* Problem *
From the listing below, extract each line containing the string "LaTeX".

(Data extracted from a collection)
---

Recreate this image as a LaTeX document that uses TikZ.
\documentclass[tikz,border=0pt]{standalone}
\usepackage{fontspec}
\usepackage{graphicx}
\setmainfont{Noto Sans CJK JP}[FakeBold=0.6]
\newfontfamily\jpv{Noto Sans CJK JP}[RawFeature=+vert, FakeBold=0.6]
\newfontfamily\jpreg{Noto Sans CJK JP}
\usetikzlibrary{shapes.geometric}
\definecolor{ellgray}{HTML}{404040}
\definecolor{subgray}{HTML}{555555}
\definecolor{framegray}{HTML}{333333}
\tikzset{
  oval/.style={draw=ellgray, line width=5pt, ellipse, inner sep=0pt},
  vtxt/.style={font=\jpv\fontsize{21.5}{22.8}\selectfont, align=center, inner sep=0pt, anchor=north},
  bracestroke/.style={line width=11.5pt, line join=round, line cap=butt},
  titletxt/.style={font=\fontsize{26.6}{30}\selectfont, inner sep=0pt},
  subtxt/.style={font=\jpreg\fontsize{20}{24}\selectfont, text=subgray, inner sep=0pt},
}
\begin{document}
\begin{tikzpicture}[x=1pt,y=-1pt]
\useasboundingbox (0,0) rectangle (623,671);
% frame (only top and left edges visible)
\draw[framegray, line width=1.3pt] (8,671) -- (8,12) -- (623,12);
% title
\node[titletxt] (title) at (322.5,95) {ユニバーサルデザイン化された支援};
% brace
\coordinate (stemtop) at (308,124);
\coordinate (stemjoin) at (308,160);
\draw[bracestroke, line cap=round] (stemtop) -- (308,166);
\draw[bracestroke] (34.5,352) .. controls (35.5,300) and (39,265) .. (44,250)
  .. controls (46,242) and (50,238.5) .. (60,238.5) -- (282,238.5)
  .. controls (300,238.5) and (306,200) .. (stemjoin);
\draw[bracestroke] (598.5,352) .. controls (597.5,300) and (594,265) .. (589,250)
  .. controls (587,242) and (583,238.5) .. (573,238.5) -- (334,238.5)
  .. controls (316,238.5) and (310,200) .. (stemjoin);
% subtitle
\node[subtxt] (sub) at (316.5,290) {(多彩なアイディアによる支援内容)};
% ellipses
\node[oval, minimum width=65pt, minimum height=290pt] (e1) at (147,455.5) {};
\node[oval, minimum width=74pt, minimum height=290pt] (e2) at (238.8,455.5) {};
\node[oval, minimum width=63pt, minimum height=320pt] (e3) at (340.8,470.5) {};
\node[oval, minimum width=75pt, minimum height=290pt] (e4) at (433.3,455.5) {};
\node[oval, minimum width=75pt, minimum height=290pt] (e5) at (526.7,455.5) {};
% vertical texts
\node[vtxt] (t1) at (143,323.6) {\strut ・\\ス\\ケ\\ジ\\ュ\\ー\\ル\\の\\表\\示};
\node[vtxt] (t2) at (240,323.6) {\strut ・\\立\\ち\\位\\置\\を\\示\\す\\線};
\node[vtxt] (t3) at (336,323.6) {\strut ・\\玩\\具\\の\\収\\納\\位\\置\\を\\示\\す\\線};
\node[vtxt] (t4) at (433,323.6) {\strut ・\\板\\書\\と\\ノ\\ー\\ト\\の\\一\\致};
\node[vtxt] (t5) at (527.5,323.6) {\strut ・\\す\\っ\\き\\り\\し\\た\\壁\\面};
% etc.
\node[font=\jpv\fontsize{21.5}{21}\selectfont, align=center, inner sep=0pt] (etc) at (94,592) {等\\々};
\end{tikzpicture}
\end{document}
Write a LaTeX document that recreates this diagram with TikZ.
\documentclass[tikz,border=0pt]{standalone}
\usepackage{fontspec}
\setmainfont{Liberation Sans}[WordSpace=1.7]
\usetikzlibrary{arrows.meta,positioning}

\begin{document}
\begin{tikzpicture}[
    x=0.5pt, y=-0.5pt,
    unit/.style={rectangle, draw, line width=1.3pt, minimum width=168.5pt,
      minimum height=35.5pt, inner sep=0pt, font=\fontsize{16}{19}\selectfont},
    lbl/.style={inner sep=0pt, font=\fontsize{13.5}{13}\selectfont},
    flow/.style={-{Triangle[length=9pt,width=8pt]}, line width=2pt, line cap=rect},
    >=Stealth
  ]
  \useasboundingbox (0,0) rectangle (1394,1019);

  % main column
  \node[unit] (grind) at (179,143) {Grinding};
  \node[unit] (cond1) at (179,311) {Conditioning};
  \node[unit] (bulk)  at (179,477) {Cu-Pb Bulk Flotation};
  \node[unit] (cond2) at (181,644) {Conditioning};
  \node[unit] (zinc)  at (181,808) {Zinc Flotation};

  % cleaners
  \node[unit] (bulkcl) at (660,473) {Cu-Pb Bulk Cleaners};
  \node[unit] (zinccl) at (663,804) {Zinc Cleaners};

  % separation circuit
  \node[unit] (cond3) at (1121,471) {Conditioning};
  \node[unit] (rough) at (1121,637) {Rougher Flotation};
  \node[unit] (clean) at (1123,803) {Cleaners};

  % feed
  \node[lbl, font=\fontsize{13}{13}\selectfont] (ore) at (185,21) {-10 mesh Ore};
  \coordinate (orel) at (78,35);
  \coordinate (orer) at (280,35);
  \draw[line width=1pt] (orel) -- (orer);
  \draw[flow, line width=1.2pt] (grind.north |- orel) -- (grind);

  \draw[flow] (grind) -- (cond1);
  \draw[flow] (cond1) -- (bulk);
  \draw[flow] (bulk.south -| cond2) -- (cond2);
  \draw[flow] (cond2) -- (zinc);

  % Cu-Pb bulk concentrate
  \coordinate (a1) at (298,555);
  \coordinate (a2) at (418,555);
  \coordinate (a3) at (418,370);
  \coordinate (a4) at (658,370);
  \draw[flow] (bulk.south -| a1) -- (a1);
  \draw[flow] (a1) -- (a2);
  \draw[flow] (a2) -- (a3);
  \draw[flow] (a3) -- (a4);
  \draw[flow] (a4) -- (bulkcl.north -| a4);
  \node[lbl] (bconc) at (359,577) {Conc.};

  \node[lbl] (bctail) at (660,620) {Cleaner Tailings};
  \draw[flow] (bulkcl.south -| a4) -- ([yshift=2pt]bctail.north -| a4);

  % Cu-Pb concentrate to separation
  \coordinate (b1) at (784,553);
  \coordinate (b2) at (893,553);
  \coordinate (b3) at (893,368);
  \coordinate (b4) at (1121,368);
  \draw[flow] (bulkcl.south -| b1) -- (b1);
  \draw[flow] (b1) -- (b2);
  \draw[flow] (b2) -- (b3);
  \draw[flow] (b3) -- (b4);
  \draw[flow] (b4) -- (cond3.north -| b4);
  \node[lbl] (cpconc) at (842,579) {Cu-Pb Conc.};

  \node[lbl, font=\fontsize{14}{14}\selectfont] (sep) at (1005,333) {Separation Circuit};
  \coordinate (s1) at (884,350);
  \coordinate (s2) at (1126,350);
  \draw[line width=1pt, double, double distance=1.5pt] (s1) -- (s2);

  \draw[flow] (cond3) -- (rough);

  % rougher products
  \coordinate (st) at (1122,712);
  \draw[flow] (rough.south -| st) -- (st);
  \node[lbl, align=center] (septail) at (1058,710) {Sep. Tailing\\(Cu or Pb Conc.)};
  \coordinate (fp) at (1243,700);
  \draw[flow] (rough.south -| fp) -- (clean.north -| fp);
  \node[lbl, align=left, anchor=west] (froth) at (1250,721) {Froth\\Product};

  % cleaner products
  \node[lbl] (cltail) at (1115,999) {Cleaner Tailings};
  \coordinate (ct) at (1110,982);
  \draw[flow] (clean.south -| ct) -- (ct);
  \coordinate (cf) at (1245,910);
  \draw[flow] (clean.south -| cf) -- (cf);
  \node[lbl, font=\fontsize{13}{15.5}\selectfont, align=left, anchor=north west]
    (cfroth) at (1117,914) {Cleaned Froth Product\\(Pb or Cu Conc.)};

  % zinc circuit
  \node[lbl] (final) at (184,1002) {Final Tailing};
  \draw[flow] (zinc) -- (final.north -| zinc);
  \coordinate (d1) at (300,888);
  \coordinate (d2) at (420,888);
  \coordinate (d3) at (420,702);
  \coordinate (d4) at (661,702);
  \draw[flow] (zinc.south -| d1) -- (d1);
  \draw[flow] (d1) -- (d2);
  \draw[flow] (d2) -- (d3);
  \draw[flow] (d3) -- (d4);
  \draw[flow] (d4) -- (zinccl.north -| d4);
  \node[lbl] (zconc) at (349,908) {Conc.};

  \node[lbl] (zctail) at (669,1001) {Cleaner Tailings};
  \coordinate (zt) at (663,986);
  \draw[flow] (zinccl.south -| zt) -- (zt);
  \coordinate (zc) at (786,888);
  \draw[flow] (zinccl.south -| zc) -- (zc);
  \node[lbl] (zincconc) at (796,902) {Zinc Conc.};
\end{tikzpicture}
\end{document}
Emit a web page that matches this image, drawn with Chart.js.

---

* Task result *
Recreate this image as a LaTeX document that uses TikZ.
Write a LaTeX document that recreates this diagram with TikZ.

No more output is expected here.